Come annoiarsi meglio?
Ho letto qualche libro in queste settimane, tra cui Come annoiarsi meglio, di Pietro Minto (Blackie Edizioni). Mi sono ritrovata spesso ad annuire con decisione mentre lo sfogliavo e a sottolineare energicamente certi passaggi; penso che ogni millenial dovrebbe leggerlo. Forse il titolo è fuorviante, potrebbe sembrare un manualetto spensierato adatto alle vacanze, quando in realtà è un saggio ironico ma anche tagliente sulla nostra (mia) generazione e sul rapporto distorto che abbiamo con il tempo e con l’operosità ossessiva a cui siamo abituati e che, anzi, ci viene richiesta. Sfata molti dei miti perversi della società attuale, dall’imperante multitasking (che non esiste, perché il nostro cervello non può occuparsi di più faccende nello stesso momento), alla trappola dei lavori creativi, che finiscono per scatenare paranoie varie tra cui la diffusissima Sindrome dell’impostore e la FOMO, alla visione distorta dell’ozio, male assoluto nemico della produttività, ai preconcetti secondo cui tutto sommato non possiamo lamentarci delle condizioni di lavoro di oggi (nel libro è ben spiegata l’evoluzione della storia del lavoro e del suo impatto sulla società e sullo stile di vita). Mi sono ritrovata in molti degli argomenti trattati e mi sono sentita sollevata, per certi aspetti, meno sola davanti a sensazioni di frustrazione che mi trovo spesso a fronteggiare.

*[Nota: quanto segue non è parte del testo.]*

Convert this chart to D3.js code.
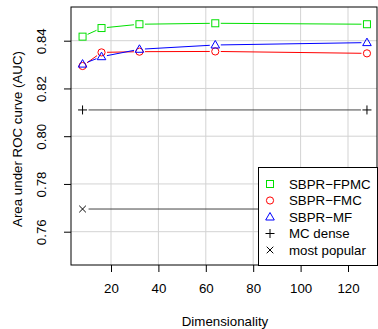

“Vogliamo davvero accontentarci di stare lievemente meglio di uno zappatore dell’anno Mille? Si sono davvero ridotte a questo le nostre ambizioni? Sarò un ottimista, ma io cercherei di volare più alto degli standard dell’Alto Medioevo, cercando una strada migliore per lavoratori e lavoratrici. Per questo (…) dobbiamo abbandonare l’Illuminismo e i campi di barbabietole per trasferirci in un ufficio qualunque. L’ufficio è il cuore di un annoso problema economico, culturale, sociale e psicologico: quello dell’annichilente noia vissuta e subita dai milioni di lavoratori che vi lavorano ogni giorno. (…) L’ufficio è la piastra di Petri ideale per osservare complessi stati d’animo quali la noia e i suoi principali satelliti: frustrazione, ansia, tristezza…” (P.Minto)
Da adesso in poi
Ora, che andiamo verso la fine di questa esperienza sarda, inizio a sentire nostalgia di casa. Anzi, di Parma. Mi manca la città, ecco, sì, perché è bella e ho voglia di ritrovare quella bellezza a cui sono tanto affezionata, ma non nego che ho molta paura di ripiombare in quelle dinamiche che ormai conosco a memoria. Spero che questo periodo sia l’inizio di una nuova tendenza fluida e leggera, che mi renda possibile spostarmi, rendermi “bersaglio mobile” – per citare di nuovo Romagnoli – quando ne sento la necessità. Ho la fortuna di sentirmi a casa più o meno ovunque, vedo vite potenziali in ogni posto e di fatto è così: sta a noi allenare lo sguardo, crearsi, con i propri mezzi, delle possibilità.
Questo mese e mezzo è il regalo più grande che potessimo farci.